One of the challenges facing search applications is that users aren’t necessarily searching for documents. To put it another way, the unit of content that a user is looking for doesn’t necessarily correspond to a unit of content in the search index.
Given this potential mismatch, it’s useful to understand content in terms of its structure. By representing content structure in the index and making the query processing more aware of that structure, a search engine can more effectively and efficiently connect users to the information they seek.
Content understanding should start with representing what a document is about. An efficient representation should therefore be a document summary.
Documents sometimes include natural summaries. The title of a document often serves as a summary, albeit a short one. Unfortunately, not all document titles are summaries: some are generic, while others are more focused on luring readers than informing them about the document content. Still, titles tend to be useful. And more formal documents usually include an abstract that is intended to serve as a summary — the original “tl;dr”.

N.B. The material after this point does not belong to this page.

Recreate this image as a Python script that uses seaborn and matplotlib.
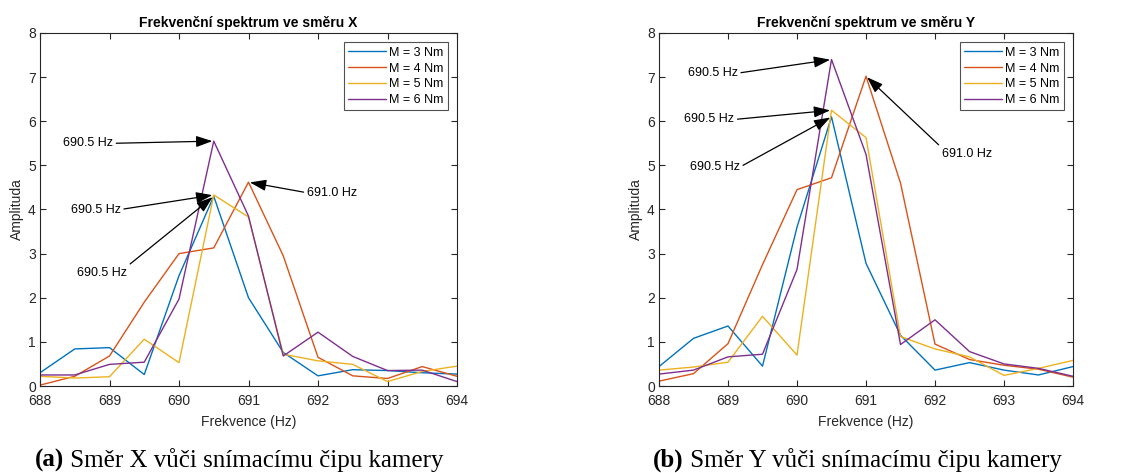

But we can’t always rely on natural summaries. Titles, even if they are focused on document content, can only represent so much in a few words. Informal documents rarely include abstracts. Moreover, these elements are usually designed for human consumption rather than search indexing — let alone for retrieval and ranking using a traditional inverted index. Hence, there’s often value in automatically generating a document summary that is suitable for search indexing, to support retrieval and ranking.
Broadly speaking, there are two approaches for document summarization:
- Extractive summarization, which extracts the tokens, phrases, or sentences from the document that (hopefully) best summarize it. Methods for identifying the text to extract range from simple statistical approaches (like tf-idf) to more sophisticated keyword extraction methods. And, of course, cutting-edge summarization approaches rely on deep learning.
- Abstractive summarization is more ambitious, generating new sentences rather than simply extracting content from the original document. Abstractive summarization is a hot area of deep learning — specifically sequence-to-sequence (seq2seq) learning — since it can be framed as mapping a sequence of tokens (the original document) to a summary.
Regardless of the approach, content summarization is a valuable tool to obtain a document representation that promotes its signal and trims out the noise. Such a representation is especially useful for topic-oriented searches.
But, as we mentioned at the outset, sometimes the user isn’t looking for a document. More specifically, the information that the user is looking for doesn’t necessarily correspond to an entire document. In that case, the user might be better served by part of a document.
As with summaries, documents often provide a natural segmentation. Documents generally break up text into sentences and paragraphs. Longer documents are often split into logical sections, sometimes even providing the reader with a table of contents as a guide.
To the extent that a document’s length reflects how much information it contains, it’s likely that a searcher will be better served by part of a long document than by the whole document. For example, the user might only be interested in a fact expressed in a single sentence. In general, long documents are likely to express a broad variety of information needs, and it’s painful for searchers to have to pore through thousands of words, searching for the one sentence or paragraph that addresses their particular need.
The question is how the search engine best directs searchers to the relevant document excerpts. There are a few approaches:
- Heuristic or rules-based document segmentation, such as splitting documents based on formatting elements. This approach can be effective if document formatting is consistent across large portions of the index, but it will struggle with unusual formatting, or if the formatting conventions vary significantly across the index. Still, it’s a good place to start.
- Machine learning-based document segmentation that learns from a labeled collection of training data that includes boundary markers. Like other sequence learning problems, it was historically addressed with approaches like hidden Markov models (HMM) and conditional random fields (CRF); but a more modern approach would be to use deep learning — specifically, a long short-term memory (LSTM) model.
- Search result snippets, also known as query-biased summaries, generate query-dependent summaries that generally extract a span of text from each result containing the query keywords. More sophisticated approaches synthesize multiple such spans. The dynamic nature of this approach makes it flexible, but it comes at a cost: much of the computation has to take place at query time, which imposes strict latency requirements.
Whether content segmentation is an explicit part of indexing or an implicit part of query processing, its goal should be to establish units of content that best map to the needs expressed by search queries. And it’s important to preserve how these segments are related to one another, especially so that parts of documents inherit appropriate attributes — like authorship — from the documents they belong to.
Content summarization and segmentation are important but challenging problems. Done well, they establish what a document is about, as well as breaking it up into more useful units. In a world where users increasingly expect search engines to be “answer engines”, it’s important to invest in understanding content structure and directing users as precisely as possible to the information they’re looking for.